En funciones es la serie de artículos de opinión que, cada domingo desde noviembre de 2014, aparecen en la sección de Cultura de la edición impresa de El Comercio, y cada lunes siguiente, aquí.
Bastó con que Pemán escribiese Mis almuerzos con gente importante para que a Manuel Vázquez Montalbán, tiempo después y ya en plena democracia —en los primeros 80—, le diese por crear esa genialidad que es Mis almuerzos con gente inquietante, reverso irónico y mucho más interesante.
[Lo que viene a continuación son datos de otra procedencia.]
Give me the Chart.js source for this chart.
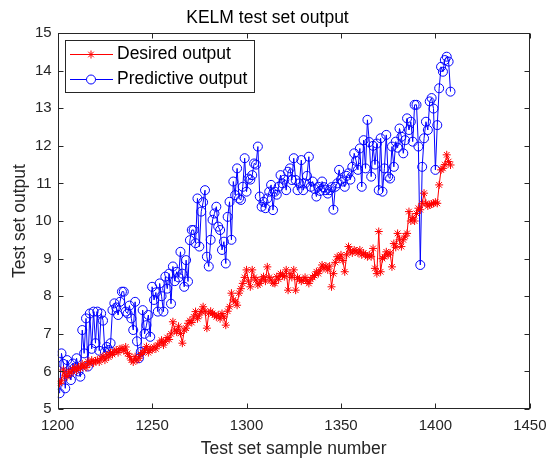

El libro de Montalbán, que todo periodista debería leer, es un paseo gastronómico razonado por una amplia colección de personajes que le inquietan y un bofetón elegante a la escritura institucionalizada y dócil. Es decir, Bibi Andersen, el duque de Alba, Jesús Quintero, etcétera. Y es, contra todo pronóstico, fascinante. Es una foto fija (y quizás involuntaria) de la Cataluña inmediatamente posterior a la Transición.
Igual que ese libro descolla entre los demás cada cierto tiempo, resulta que también van apareciendo, desperdigadas, novelas de la serie Carvalho oportunamente: El premio, Los mares del sur… Desapercibidos, humildes pero constantes, los libros de Montalbán, como una gota malaya: la foto fija (y de involuntaria no tiene nada) de todas las cataluñas posibles, hasta llegar a esta. La de este domingo.
Cuando era realmente muy pequeño me hice una foto con Manuel Vázquez Montalbán en la Feria del Libro de Madrid. Y lo cuento solo con la reverencia de quien ha podido pasar cerca de un héroe desaparecido, y no con la intención de escribir lo que queda de esta columna refiriéndome a él como «Manolo», que es lo que hacen esos aduladores que alguna vez se lo han cruzado comprando el pan y a los que les ajustaría las cuentas, debidamente, en novelas como ‘El premio’.
El caso es que aquel señor tan grande y que siempre ha escrito tan claro y ha comido tan bien era, en aquellos tiempos y en los inmediatamente siguientes a su muerte (en 2003) el tipo de faro y referente catalán que está en vías de extinción: Josep Pla hace tiempo que calló; las viñetas de Bruguera son, como mucho, un acto de nostalgia; Marsé sigue recluido en su rincón; Vila-Matas ya ha cumplido con su deber; y así se dibuja un largo etcétera de silencios o de relevos generacionales que, puede que simbólicamente, ha culminado esta semana con la defunción de Carmen Balcells.
La colección de personajes variopintos, e inquietantes como diría Montalbán, han dejado su plaza a un paisaje de voces mucho más uniforme y superficial. Los columnistas se han vuelto cortoplacistas y despreocupados; los autores, salvo contadísimas excepciones, nos han dejado huérfanos de opiniones contundentes y transparentes, y han perdido el nervio identitario para sobreponerse al ruido.
Ocurra lo que ocurra hoy en las urnas, la cosa es esperpéntica y el grado de manipulación del discurso se ha vuelto casi insoportable. No desde una perspectiva política, ojo, ni siquiera retórica: simplemente intelectual y literaria. Hace tiempo que cuesta disentir de un punto de vista, de una línea editorial, sin perderle el respeto a quien esté detrás.
Cabía la posibilidad de que esa decencia, esa coherencia casi suicida, fuese recogida por quienes alguna vez, en su juventud, pudieron tener a Montalbán por maestro e incluso hubiesen recibido bula para llamarle Manolo. Que hubiesen sido investidos para tomar las riendas (intelectuales, se entiende) de todo lo que estaba ocurriendo y estaba por ocurrir. Pero no ha sido así: solo de este modo se explica que hayamos llegado a esas bochornosas peleas de banderas y esperpentos varios. Solo se explica por haber perdido (y hay que volver a él) a Manolo, el catalán.